You have to understand, triple A games have become increasingly expensive to make because people demand better and better graphics. As a result, game developers have been trying to make their games appeal to as many people as possible in order for it to sell well, which is why Dead Space 3 was an action/adventure game and had virtually no horror. Indie developers are able to create games with unqiue and interesting game mechanics that are cost effective because they sacrifice graphics.
That's really a misleading concept perpetuated by publishers. Games aren't cheap, no, but the amount of money being poured into marketing, outsourcing firms (which actually cost more per employee), extraneous development staff, excessively tight deadlines, and overblown expectations is a huge part of the issue. Resident Evil 6 had over 600 developers involved, including those working under contract from Korea, China, and elsewhere. Series like Assassin's Creed and Call of Duty are pumping out new games with barely a year between them.
The problem is that everybody wants every game to be Call of Duty and Grand Theft Auto and sell 30 million copies, and so what's being spent per game isn't always appropriate for the game being made, and in an effort to appeal to everyone and hit those numbers, publishers are continually trying to retool every series they have, only to find that nobody was asking for every single game on the planet to be a multiplayer DLC fest with explosions and drab, grey dudes running around. Constantly trying to correct mistakes by making more mistakes is causing a lot of companies (Square Enix and Capcom being two of the worst culprits) to bleed money. Outsourcing everything with no focus on employee retention or investment in a lasting creative pool is causing companies to bleed money. Games like Tomb Raider, Hitman, and Resident Evil 6 have all sold millions of copies and were considered failures, despite more than quadrupling what sales expectations would've been several years ago. The same is true of dozens upon dozens of others.
Factor in DLC, which often costs virtually nothing to create (costumes and skins being particularly cheap), and publishers are sweeping up cash from it... but still posting losses because what they're promising to stockholders is completely out of touch with reality.
Then there's the human factor, wherein people can only work 50-80 hour work weeks for so long before they reach physical, emotional, and creative burnout, and probably spend most of their time on autopilot. They're working more hours, but less productive, particularly in the US. Statistically speaking, the US workforce puts in more hours per week than most industrialized countries, but has considerably less to show for it. The reason? Less vacation time, longer hours, lower quality of life than counterparts in countries like Germany and France. This ultimately costs companies money.

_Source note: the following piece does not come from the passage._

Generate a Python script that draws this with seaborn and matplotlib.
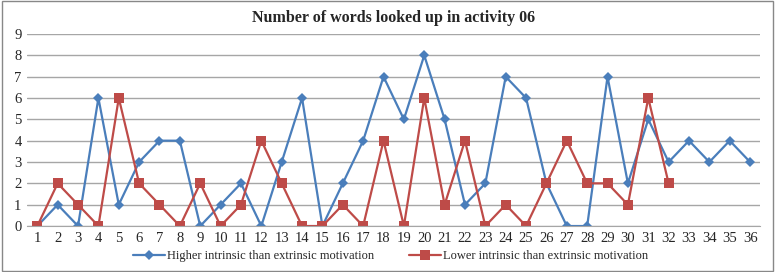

Games should have actually become more affordable to create. CPU and GPU power are massively beyond what they were during the PS2 days, to the point where they've levelled out somewhat for the first time ever - the emphasis now is more on power efficiency rather than sheer processing power. Computers and servers are cheaper to build than ever, making it possible to build large rendering farms running Linux for next to nothing. Since they're drastically more power efficient, even the electric bill should be going down.
A good case in point: Some years back, it cost me $325 for 1GB of low latency DDR SDRAM. It now costs me around $70-100 for 8-16GB of DDR3 SDRAM.